CHALLENGE ->
Reproduce the listing below exactly, beginning with its first line and ending with the line that holds "carb_ticks = [0, 50, 100, 150]"; pictures are not part of the copy.

<<<<

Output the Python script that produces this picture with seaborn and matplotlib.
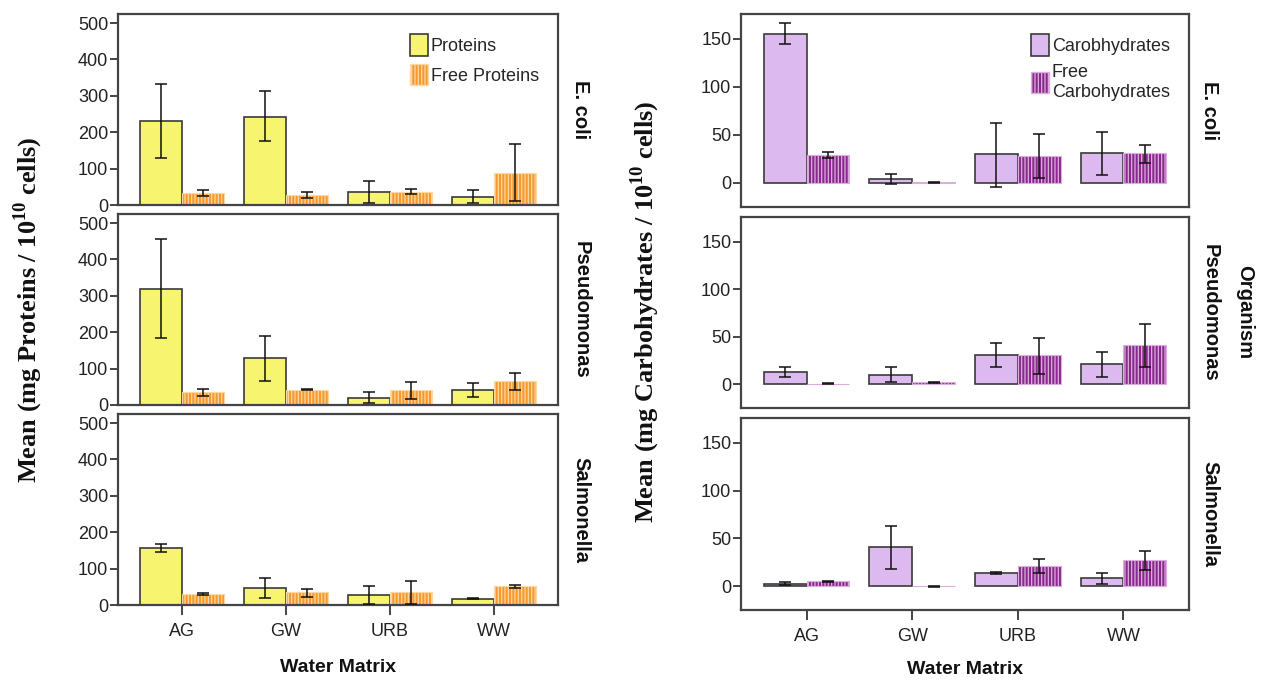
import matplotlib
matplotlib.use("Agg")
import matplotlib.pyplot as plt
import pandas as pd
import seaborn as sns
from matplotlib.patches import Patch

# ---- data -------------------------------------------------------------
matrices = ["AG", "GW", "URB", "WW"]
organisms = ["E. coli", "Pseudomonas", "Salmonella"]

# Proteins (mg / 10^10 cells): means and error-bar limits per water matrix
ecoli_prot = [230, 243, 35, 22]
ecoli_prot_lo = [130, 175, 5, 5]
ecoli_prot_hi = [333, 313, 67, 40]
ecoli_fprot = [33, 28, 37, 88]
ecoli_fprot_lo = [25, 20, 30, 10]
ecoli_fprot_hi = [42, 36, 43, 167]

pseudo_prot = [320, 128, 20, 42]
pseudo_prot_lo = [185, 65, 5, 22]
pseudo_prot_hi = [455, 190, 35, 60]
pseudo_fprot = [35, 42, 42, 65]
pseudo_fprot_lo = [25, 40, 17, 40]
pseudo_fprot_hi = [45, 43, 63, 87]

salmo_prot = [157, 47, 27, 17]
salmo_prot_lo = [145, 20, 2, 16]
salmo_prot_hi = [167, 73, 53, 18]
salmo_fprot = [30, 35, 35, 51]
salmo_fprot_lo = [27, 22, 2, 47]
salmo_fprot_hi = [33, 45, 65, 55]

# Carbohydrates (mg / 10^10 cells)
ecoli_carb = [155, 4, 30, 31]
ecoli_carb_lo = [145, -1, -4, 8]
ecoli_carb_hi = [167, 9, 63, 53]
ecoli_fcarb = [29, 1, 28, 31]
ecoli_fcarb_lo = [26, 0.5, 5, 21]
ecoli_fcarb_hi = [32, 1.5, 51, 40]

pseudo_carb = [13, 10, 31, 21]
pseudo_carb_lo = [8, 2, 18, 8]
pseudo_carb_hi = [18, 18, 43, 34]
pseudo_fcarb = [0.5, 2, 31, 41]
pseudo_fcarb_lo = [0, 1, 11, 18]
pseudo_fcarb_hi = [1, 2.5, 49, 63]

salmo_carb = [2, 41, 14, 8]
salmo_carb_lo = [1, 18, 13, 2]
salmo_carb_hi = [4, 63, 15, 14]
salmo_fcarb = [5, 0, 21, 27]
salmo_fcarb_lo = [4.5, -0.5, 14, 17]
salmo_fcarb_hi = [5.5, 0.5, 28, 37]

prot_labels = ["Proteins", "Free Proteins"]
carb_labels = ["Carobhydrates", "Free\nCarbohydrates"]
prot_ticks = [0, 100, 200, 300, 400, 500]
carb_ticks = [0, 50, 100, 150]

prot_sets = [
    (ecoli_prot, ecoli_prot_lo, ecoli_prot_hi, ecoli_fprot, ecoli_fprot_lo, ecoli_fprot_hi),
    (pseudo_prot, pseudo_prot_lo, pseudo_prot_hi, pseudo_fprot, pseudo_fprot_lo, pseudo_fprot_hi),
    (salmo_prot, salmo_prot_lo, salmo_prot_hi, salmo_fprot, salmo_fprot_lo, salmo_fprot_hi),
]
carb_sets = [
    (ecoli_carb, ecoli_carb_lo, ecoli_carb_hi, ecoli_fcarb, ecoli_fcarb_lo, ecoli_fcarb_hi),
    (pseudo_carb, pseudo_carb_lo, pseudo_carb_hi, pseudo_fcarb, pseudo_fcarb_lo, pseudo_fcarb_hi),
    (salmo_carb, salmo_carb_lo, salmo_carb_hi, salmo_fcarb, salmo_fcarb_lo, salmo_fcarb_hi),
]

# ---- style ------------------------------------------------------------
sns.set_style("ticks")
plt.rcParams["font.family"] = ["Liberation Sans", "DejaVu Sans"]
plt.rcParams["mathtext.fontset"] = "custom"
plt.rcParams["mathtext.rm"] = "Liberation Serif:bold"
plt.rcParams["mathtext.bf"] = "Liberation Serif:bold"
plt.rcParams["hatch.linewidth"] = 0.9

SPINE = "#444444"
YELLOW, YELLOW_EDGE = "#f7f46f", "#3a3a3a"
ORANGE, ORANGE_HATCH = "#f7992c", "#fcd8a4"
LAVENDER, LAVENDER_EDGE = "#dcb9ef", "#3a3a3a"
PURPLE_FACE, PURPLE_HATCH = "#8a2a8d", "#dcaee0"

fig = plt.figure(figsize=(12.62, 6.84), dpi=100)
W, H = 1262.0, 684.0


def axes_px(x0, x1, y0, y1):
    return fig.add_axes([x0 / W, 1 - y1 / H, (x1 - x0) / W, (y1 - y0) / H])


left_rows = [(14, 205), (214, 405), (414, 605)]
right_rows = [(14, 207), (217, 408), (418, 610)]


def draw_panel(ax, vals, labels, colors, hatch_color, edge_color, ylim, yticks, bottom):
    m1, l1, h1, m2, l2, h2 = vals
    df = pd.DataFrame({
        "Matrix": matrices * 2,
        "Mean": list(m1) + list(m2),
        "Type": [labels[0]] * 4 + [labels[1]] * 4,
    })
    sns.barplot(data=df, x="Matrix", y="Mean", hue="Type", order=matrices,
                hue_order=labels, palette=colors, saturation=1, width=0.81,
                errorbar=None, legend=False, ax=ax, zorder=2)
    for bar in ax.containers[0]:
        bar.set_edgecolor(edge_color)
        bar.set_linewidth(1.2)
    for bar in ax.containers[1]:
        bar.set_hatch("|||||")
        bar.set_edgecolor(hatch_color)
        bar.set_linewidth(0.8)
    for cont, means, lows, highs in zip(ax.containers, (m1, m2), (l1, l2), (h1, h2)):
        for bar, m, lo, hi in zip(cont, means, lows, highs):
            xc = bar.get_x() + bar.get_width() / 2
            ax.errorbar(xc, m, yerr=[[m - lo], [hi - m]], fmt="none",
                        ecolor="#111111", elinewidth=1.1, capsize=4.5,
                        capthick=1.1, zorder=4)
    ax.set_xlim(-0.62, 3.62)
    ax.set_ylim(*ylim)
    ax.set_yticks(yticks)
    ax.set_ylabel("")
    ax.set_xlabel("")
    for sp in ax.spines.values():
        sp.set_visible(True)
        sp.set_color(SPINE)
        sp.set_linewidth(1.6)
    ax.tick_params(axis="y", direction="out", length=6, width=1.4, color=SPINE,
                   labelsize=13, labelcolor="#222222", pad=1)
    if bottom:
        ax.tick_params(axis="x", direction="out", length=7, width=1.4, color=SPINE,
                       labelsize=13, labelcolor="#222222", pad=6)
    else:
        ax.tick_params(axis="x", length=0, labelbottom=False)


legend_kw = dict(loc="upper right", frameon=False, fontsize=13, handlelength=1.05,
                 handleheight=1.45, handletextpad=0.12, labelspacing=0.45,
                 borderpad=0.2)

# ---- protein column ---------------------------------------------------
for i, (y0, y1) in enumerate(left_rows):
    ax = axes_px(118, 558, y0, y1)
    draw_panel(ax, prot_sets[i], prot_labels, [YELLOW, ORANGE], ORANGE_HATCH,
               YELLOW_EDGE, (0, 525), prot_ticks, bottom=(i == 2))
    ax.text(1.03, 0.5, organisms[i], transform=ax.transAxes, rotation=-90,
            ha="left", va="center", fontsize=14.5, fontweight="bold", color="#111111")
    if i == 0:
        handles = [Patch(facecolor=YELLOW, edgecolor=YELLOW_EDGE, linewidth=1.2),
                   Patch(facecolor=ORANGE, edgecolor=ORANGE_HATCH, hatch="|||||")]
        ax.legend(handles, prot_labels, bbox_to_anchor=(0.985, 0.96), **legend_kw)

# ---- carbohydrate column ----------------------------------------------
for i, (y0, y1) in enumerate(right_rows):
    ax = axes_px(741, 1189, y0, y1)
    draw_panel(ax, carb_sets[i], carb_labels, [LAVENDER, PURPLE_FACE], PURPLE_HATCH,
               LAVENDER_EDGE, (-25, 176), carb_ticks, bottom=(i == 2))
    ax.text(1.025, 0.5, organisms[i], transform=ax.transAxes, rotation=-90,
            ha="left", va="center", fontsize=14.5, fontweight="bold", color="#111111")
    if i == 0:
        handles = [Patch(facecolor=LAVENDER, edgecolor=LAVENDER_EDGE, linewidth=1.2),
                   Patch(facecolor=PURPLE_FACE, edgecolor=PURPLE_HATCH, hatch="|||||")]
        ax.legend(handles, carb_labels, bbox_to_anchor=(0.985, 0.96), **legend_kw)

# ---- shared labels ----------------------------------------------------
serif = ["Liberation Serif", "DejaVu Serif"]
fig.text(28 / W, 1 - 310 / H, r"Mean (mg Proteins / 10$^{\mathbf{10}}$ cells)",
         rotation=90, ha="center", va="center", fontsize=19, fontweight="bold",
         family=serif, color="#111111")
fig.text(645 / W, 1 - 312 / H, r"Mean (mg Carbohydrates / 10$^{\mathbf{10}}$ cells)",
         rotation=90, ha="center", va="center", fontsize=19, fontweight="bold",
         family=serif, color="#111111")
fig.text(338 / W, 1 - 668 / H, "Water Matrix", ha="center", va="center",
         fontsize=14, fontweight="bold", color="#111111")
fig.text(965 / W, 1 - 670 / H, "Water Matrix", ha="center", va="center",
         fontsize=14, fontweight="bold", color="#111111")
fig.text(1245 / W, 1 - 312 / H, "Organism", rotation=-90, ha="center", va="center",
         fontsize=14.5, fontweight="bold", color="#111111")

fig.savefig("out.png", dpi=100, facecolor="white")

>>>>

SOLUTION TO THIS EXERCISE ->
Output the Python script that produces this picture with seaborn and matplotlib.
import matplotlib
matplotlib.use("Agg")
import matplotlib.pyplot as plt
import pandas as pd
import seaborn as sns
from matplotlib.patches import Patch

# ---- data -------------------------------------------------------------
matrices = ["AG", "GW", "URB", "WW"]
organisms = ["E. coli", "Pseudomonas", "Salmonella"]

# Proteins (mg / 10^10 cells): means and error-bar limits per water matrix
ecoli_prot = [230, 243, 35, 22]
ecoli_prot_lo = [130, 175, 5, 5]
ecoli_prot_hi = [333, 313, 67, 40]
ecoli_fprot = [33, 28, 37, 88]
ecoli_fprot_lo = [25, 20, 30, 10]
ecoli_fprot_hi = [42, 36, 43, 167]

pseudo_prot = [320, 128, 20, 42]
pseudo_prot_lo = [185, 65, 5, 22]
pseudo_prot_hi = [455, 190, 35, 60]
pseudo_fprot = [35, 42, 42, 65]
pseudo_fprot_lo = [25, 40, 17, 40]
pseudo_fprot_hi = [45, 43, 63, 87]

salmo_prot = [157, 47, 27, 17]
salmo_prot_lo = [145, 20, 2, 16]
salmo_prot_hi = [167, 73, 53, 18]
salmo_fprot = [30, 35, 35, 51]
salmo_fprot_lo = [27, 22, 2, 47]
salmo_fprot_hi = [33, 45, 65, 55]

# Carbohydrates (mg / 10^10 cells)
ecoli_carb = [155, 4, 30, 31]
ecoli_carb_lo = [145, -1, -4, 8]
ecoli_carb_hi = [167, 9, 63, 53]
ecoli_fcarb = [29, 1, 28, 31]
ecoli_fcarb_lo = [26, 0.5, 5, 21]
ecoli_fcarb_hi = [32, 1.5, 51, 40]

pseudo_carb = [13, 10, 31, 21]
pseudo_carb_lo = [8, 2, 18, 8]
pseudo_carb_hi = [18, 18, 43, 34]
pseudo_fcarb = [0.5, 2, 31, 41]
pseudo_fcarb_lo = [0, 1, 11, 18]
pseudo_fcarb_hi = [1, 2.5, 49, 63]

salmo_carb = [2, 41, 14, 8]
salmo_carb_lo = [1, 18, 13, 2]
salmo_carb_hi = [4, 63, 15, 14]
salmo_fcarb = [5, 0, 21, 27]
salmo_fcarb_lo = [4.5, -0.5, 14, 17]
salmo_fcarb_hi = [5.5, 0.5, 28, 37]

prot_labels = ["Proteins", "Free Proteins"]
carb_labels = ["Carobhydrates", "Free\nCarbohydrates"]
prot_ticks = [0, 100, 200, 300, 400, 500]
carb_ticks = [0, 50, 100, 150]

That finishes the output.